Another policy signal is tighter alignment between startups and public sector needs. Instead of parallel innovation, the emphasis is on problem solving for governance, logistics, healthcare delivery, and digital public infrastructure.

This marks a transition from volume driven startup growth to outcome driven innovation.

Gaps exposed after a decade of execution

Despite progress, National Startup Day also highlights unresolved gaps. One major issue is the scale up valley. Many startups survive early years but struggle to grow beyond a certain revenue threshold.

Access to late stage capital remains limited compared to global peers. Domestic institutional capital participation is still low, increasing dependence on foreign investors.

Regulatory unpredictability is another concern. While entry barriers reduced, sector specific rules in fintech, gaming, and ecommerce created uncertainty. This impacts founder confidence and long term planning.

Talent depth beyond metros also remains uneven. Skill development has not kept pace with startup expansion into smaller cities.

What the next phase of innovation policy looks like

The future path signaled by National Startup Day points toward consolidation and depth. Expect fewer blanket incentives and more targeted support for high impact sectors.

Policy focus is likely to move toward research and development intensity, patent creation, and hardware led innovation. Software led growth alone is no longer seen as sufficient.

Capital markets will play a bigger role. Easier listing norms, alternative investment structures, and domestic capital mobilisation are expected to gain priority.

Another visible direction is global integration. Indian startups are being encouraged to export technology, acquire overseas customers, and integrate into global supply chains rather than remain domestic focused.

Implications for founders and investors

For founders, the signal is straightforward. Building defensible businesses with clear paths to profitability matters more than rapid expansion. Policy support will increasingly reward depth, not noise.

For investors, the ecosystem is entering a filtering phase. Strong governance, compliance readiness, and sector alignment will influence funding decisions.

Early stage experimentation will continue, but long term backing will favor startups aligned with national capability building.

National Startup Day now serves as a reminder that the easy phase is over. The next decade demands resilience and execution.

The larger innovation narrative for India

India’s innovation policy is evolving from startup creation to economic transformation. Startups are no longer viewed as isolated ventures but as instruments of industrial growth, employment, and strategic autonomy.

National Startup Day, in this context, acts as a policy mirror. It reflects ambition but also accountability.

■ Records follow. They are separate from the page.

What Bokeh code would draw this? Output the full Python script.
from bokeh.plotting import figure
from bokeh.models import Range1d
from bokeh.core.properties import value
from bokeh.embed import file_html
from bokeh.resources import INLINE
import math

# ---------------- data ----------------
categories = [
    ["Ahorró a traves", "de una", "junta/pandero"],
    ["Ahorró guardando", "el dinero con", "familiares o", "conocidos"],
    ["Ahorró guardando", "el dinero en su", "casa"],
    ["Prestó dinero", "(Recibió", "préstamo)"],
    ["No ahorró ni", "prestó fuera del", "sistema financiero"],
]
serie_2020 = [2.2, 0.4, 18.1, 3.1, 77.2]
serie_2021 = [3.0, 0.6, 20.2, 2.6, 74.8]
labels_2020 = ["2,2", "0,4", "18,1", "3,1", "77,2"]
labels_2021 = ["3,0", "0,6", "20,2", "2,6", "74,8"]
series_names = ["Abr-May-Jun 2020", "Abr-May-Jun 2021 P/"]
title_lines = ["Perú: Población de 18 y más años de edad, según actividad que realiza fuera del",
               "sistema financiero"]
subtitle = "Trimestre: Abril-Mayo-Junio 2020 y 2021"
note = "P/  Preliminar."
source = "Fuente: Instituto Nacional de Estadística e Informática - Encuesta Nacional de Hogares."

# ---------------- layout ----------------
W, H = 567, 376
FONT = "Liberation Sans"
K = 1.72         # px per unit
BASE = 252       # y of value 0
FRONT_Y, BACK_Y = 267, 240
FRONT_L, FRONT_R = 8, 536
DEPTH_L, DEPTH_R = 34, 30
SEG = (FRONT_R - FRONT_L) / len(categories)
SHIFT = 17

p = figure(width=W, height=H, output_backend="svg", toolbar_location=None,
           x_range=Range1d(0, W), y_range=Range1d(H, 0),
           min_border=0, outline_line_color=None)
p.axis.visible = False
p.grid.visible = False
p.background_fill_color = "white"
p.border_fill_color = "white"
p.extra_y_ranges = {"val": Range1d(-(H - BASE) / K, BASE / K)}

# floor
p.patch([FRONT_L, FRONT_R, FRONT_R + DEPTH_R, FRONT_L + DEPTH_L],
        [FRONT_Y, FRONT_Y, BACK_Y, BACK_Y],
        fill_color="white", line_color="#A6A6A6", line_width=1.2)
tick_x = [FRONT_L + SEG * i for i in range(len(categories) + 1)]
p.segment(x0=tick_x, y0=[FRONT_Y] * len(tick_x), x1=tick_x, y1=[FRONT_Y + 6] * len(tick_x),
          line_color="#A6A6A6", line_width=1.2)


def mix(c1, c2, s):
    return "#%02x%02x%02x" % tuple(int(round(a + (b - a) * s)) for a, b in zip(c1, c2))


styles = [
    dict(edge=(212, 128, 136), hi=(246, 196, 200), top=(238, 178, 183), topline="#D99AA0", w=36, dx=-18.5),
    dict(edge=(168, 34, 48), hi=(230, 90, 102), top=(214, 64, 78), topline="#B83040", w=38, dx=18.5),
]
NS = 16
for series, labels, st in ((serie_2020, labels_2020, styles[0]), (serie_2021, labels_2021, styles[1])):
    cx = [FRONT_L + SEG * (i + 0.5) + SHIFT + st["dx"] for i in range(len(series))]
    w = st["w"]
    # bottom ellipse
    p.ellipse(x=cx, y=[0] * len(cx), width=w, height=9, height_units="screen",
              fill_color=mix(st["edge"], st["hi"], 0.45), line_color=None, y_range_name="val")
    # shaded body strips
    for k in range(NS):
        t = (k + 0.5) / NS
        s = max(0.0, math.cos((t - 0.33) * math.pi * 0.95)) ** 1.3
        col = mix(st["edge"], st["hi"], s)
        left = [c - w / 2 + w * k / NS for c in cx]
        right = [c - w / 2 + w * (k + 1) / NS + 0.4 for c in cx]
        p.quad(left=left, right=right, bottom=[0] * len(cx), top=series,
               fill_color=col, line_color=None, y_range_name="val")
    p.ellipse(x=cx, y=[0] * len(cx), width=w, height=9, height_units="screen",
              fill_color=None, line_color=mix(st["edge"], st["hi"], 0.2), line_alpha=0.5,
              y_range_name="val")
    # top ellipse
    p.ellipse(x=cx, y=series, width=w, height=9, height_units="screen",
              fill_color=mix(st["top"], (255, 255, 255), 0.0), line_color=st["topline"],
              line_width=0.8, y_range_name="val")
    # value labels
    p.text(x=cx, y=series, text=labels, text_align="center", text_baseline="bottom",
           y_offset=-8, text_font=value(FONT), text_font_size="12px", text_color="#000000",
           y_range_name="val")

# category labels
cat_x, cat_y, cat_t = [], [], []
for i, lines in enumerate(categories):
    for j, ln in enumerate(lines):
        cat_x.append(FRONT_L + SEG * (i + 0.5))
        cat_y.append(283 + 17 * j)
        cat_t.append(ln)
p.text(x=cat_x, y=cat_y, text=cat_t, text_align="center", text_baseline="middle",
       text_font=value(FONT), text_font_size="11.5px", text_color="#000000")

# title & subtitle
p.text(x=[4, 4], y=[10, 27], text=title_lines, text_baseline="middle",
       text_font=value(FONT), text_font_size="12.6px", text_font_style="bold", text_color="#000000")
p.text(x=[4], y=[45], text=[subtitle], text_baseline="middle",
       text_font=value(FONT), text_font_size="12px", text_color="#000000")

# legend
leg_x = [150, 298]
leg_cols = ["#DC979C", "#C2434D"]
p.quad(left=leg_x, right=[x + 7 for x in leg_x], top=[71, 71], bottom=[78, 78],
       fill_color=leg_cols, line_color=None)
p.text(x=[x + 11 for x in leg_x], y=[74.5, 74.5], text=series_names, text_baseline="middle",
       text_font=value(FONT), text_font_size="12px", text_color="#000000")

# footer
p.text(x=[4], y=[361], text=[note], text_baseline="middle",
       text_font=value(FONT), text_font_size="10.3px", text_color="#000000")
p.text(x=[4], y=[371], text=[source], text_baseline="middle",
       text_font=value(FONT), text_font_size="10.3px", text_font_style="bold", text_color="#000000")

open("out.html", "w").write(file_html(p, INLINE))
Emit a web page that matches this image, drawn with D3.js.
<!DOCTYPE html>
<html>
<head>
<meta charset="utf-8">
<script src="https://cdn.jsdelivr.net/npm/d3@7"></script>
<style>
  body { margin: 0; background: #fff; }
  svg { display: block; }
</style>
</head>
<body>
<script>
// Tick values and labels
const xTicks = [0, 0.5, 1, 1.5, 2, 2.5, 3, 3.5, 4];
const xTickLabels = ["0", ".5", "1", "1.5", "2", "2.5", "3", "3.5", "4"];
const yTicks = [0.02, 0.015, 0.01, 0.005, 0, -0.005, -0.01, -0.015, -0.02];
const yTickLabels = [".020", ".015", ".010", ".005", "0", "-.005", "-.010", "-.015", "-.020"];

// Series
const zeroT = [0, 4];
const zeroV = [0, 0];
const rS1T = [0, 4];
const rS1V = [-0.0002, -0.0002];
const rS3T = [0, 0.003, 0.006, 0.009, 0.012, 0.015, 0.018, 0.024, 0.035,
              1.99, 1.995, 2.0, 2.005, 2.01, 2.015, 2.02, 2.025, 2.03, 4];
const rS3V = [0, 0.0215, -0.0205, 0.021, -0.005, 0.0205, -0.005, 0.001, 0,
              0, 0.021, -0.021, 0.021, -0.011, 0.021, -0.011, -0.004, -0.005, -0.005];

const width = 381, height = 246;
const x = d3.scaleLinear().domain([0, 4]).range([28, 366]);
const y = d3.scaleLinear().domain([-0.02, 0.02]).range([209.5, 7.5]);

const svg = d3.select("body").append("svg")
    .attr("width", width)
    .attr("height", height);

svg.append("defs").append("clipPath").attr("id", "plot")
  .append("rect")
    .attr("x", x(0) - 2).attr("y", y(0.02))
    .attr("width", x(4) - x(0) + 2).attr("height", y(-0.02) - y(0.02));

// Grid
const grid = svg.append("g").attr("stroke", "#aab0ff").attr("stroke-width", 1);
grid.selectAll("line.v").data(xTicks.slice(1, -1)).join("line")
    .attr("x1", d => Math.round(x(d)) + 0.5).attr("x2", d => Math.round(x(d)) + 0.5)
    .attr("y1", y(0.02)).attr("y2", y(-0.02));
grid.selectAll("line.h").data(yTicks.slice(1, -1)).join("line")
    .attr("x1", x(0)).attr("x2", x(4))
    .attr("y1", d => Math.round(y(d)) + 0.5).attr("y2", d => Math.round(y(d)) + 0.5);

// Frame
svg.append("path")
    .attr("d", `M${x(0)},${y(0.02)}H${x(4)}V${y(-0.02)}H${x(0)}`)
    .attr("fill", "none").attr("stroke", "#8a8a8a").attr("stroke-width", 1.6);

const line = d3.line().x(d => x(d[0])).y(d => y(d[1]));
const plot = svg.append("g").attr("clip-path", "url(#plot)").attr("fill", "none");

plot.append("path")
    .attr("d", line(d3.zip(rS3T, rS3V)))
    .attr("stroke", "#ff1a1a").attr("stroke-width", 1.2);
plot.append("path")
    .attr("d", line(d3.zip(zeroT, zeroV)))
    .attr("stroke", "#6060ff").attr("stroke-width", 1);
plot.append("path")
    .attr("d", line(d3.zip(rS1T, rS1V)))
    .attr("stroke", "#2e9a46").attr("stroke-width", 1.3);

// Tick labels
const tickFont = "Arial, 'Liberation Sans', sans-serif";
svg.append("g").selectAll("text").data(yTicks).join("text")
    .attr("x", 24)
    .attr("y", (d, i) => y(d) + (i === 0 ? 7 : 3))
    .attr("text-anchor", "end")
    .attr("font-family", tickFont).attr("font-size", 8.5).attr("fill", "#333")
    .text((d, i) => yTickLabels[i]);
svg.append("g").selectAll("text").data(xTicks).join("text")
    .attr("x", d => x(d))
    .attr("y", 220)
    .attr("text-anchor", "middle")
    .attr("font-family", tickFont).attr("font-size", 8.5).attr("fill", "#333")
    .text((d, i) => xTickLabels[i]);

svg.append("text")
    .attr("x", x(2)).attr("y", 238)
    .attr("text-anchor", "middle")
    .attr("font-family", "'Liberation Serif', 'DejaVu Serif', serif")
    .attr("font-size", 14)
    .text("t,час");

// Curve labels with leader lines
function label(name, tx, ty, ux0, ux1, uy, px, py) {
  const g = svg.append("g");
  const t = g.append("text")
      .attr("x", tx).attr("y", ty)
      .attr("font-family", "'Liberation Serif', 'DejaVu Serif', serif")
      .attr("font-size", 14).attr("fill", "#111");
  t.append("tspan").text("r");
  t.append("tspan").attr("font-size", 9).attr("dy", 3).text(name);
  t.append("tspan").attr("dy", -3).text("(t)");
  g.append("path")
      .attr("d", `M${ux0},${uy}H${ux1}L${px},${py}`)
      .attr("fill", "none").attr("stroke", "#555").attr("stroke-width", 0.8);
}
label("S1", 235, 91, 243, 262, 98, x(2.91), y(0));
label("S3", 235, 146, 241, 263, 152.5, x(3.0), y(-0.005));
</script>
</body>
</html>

The future success of India’s startup ecosystem will depend less on announcements and more on consistent policy execution.

The next decade will decide whether India becomes a startup quantity leader or an innovation quality leader.

Takeaways

National Startup Day now functions as a performance review, not just a celebration
Metrics show strong startup creation but mixed scale up outcomes
Future policy focus is shifting toward deep tech, R&D, and global integration
Founders and investors face a more disciplined, outcome driven ecosystem

FAQs

What is the main purpose of National Startup Day today?
It serves as a checkpoint to evaluate the effectiveness of India’s startup and innovation policies after a decade of execution.

Has Startup India succeeded overall?
It succeeded in improving startup formation and awareness but faces challenges in scaling, capital access, and regulatory stability.

Which sectors are likely to get more policy support next?
Deep tech, manufacturing linked startups, climate solutions, and strategic technologies are expected to receive greater focus.

How does this impact founders in smaller cities?
There are more entry opportunities, but founders must focus on strong fundamentals and scalability to sustain growth.